One of the great known-unknowns about minimum wage is the dis employment effects of raising it. For starters, the CBO report Sorensen is referring to, published in February of this year, gave projections of the impact on the labor market of increasing the minimum wage to $9, and increasing it to $10.10:
The 500,000 figure cited by Sorensen is the central estimate, but the spread on those projections for both options, specifically the $10.10 option, is quite wide. Why is it? Because projecting the impact on the labor market is a bit like reading tea leaves; there’s a lot of other variables that impact the labor market outside of the m/w. For instance, the m/w was increased in 1995 and 1996, and yet the labor market did not decline overall or for teens specifically (a group that opponents of increasing the m/w often claim will suffer the most):
The m/w was not increased again until 2006, 2007, and 2008, when we do see a decline in employment:
Why the difference? Well, during the 1990s the m/w was increased during the tech-stock boom, and in the 2000s the m/w was increased on the eve of the 2008 recession. As a result, it’s difficult to thresh out exactly what impact the m/w increase had on the labor market, if any.
To try to determine that impact, researchers conduct state and local level empirical studies in an attempt to tease out that economic noise. This is often done by looking at differences in changes in employment at firms near state lines where one state is increasing its m/w while the other its not. This helps create a clearer picture of that impact.
In 2012, economist John Schmitt reviewed several of those studies and from them drew a conclusion about the impact increasing the m/w has on the labor market:
Economists have conducted hundreds of studies of the employment impact of the minimum wage. Summarizing those studies is a daunting task, but two recent meta-studies analyzing the research conducted since the early 1990s concludes that the minimum wage has little or no discernible effect on the employment prospects of low-wage workers.
The most likely reason for this outcome is that the cost shock of the minimum wage is small relative to most firms’ overall costs and only modest relative to the wages paid to low-wage workers. In the traditional discussion of the minimum wage, economists have focused on how these costs affect employment outcomes, but employers have many other channels of adjustment. Employers can reduce hours, non-wage benefits, or training. Employers can also shift the composition toward higher skilled workers, cut pay to more highly paid workers, take action to increase worker productivity (from reorganizing production to increasing training), increase prices to consumers, or simply accept a smaller profit margin. Workers may also respond to the higher wage by working harder on the job. But, probably the most important channel of adjustment is through reductions in labor turnover, which yield significant cost savings to employers.

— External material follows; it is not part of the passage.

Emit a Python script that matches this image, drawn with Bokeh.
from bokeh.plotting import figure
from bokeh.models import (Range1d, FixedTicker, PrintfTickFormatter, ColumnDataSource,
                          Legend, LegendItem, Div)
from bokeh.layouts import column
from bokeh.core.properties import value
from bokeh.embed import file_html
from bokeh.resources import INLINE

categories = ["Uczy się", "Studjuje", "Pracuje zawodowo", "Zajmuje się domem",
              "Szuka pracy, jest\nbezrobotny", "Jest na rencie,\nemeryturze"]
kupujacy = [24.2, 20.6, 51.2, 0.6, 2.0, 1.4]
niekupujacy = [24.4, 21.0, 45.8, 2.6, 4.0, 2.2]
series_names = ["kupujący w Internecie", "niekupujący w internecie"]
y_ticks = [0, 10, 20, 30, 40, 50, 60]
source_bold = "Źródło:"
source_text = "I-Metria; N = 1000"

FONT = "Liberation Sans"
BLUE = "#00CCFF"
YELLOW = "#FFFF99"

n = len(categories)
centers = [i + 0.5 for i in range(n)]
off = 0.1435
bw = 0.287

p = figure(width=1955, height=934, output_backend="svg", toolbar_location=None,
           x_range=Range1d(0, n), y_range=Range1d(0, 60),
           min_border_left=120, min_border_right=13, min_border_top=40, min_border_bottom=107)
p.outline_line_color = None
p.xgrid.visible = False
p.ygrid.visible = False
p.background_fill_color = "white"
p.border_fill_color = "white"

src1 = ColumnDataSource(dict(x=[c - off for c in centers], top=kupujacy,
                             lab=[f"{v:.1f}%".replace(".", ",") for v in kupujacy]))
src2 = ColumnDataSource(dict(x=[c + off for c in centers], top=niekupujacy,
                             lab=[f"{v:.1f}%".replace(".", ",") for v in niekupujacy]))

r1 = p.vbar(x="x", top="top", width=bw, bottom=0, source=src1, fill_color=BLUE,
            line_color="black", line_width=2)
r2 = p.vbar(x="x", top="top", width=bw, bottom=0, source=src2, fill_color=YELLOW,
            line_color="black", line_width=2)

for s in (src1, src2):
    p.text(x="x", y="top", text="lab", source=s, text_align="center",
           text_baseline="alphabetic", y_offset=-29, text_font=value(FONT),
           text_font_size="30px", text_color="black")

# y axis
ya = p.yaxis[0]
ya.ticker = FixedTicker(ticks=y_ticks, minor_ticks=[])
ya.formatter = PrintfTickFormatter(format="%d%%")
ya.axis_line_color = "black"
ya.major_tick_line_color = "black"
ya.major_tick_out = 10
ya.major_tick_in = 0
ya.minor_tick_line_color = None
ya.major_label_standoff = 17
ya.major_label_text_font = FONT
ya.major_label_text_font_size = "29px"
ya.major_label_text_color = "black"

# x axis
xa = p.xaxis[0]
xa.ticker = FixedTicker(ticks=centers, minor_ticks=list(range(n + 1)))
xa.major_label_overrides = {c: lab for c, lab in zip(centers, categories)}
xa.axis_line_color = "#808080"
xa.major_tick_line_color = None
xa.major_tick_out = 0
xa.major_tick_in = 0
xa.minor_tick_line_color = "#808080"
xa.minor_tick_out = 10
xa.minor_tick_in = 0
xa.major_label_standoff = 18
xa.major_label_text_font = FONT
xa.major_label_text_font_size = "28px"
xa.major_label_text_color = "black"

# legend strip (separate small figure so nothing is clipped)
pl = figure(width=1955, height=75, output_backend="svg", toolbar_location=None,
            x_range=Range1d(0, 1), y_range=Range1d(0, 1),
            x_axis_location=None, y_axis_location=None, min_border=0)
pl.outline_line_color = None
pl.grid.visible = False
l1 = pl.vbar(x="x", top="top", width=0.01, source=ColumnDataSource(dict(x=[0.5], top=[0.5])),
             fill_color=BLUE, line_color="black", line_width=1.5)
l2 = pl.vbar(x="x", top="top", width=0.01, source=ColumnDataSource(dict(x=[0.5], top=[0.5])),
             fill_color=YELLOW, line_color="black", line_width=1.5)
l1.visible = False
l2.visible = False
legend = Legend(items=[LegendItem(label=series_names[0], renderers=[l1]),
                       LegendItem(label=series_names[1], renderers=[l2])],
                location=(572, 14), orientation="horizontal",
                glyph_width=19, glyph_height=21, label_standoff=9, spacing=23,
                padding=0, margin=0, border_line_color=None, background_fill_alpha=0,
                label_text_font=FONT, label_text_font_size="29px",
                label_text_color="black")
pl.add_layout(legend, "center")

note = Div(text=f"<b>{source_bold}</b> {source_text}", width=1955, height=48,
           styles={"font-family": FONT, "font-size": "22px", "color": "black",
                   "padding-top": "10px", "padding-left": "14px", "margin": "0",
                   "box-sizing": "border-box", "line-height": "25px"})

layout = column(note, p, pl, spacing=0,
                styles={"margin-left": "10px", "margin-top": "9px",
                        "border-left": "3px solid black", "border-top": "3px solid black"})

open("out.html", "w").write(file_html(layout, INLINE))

Subsequent to Schmitt’s paper, two economists, Jonathan Meer and Jeremy West, conducted a study and published a paper concluding that m/w increases had negative effects on the labor market, particularly for teenage workers. Another economist, Arin Dube, responded to the Meer and West paper and rebutted the findings. In short, Dube noted that the negative association between job growth and minimum wages did not show up in industries with high numbers of m/w workers, as would be expected. Instead, negative associations occurred in industries with low concentrations of m/w workers. Subsequent to the Dube criticisms, Meer and West published a response addressing those criticisms, which in turn drew another response, this time from John Schmitt. Schmitt mostly supported Dube’s initial criticisms of the West and Meer paper that disemployment was not appearing in industries with a high concentration of m/w workers, noting that:
In the meantime, the evidence . . . supports Dube’s view that something other than the minimum wage is driving Meer and West’s findings.
Which brings us back to my original point; there’s a lot of noise in an economy, and while state and local level studies help to tease out some of that noise, it’s imperfect.
What we do know about the impact of m/w increases on the labor market is that the net effect (changes in employment, wages, and hours worked, as well other elements) is more minimal than often portrayed, and specifically the negative impact is far less severe than opponents of m/w increases suggest.
As economist Paul Wolfson noted in an interview from July of this year:
First, our work: in our book, we surveyed more than 70 analyses of the effect of the minimum wage on employment. By and large, the strongest studies in terms of statistical rigor reported an effect on employment that ranged between negligible and none. In addition, we performed our own meta-analysis, a procedure that combines the results of different studies in a statistically rigorous way, and this confirmed the result of “negligible to none.”
That’s what we know; that, in general, m/w increases are not directly correlated with large negative impacts on employment. However, that’s admittedly a bit general and a bit fuzzy. What we don’t know are the exact contours of the impact of m/w increase on employment (and wages, and hours worked, etc.). Again from Wolfson:
Despite the hundreds of studies in just the last 25 years, much remains unknown or known with insufficient certainty: the effect of the minimum wage on low incomes, on prices and output, on the different employment and unemployment experience of men and women, on the people’s choices to remain in or leave school, to name just a few. Work has been done in each of these areas, but either too little to be yet confident of the results or too much of what exists turns out to be plagued by statistical problems of one sort or another.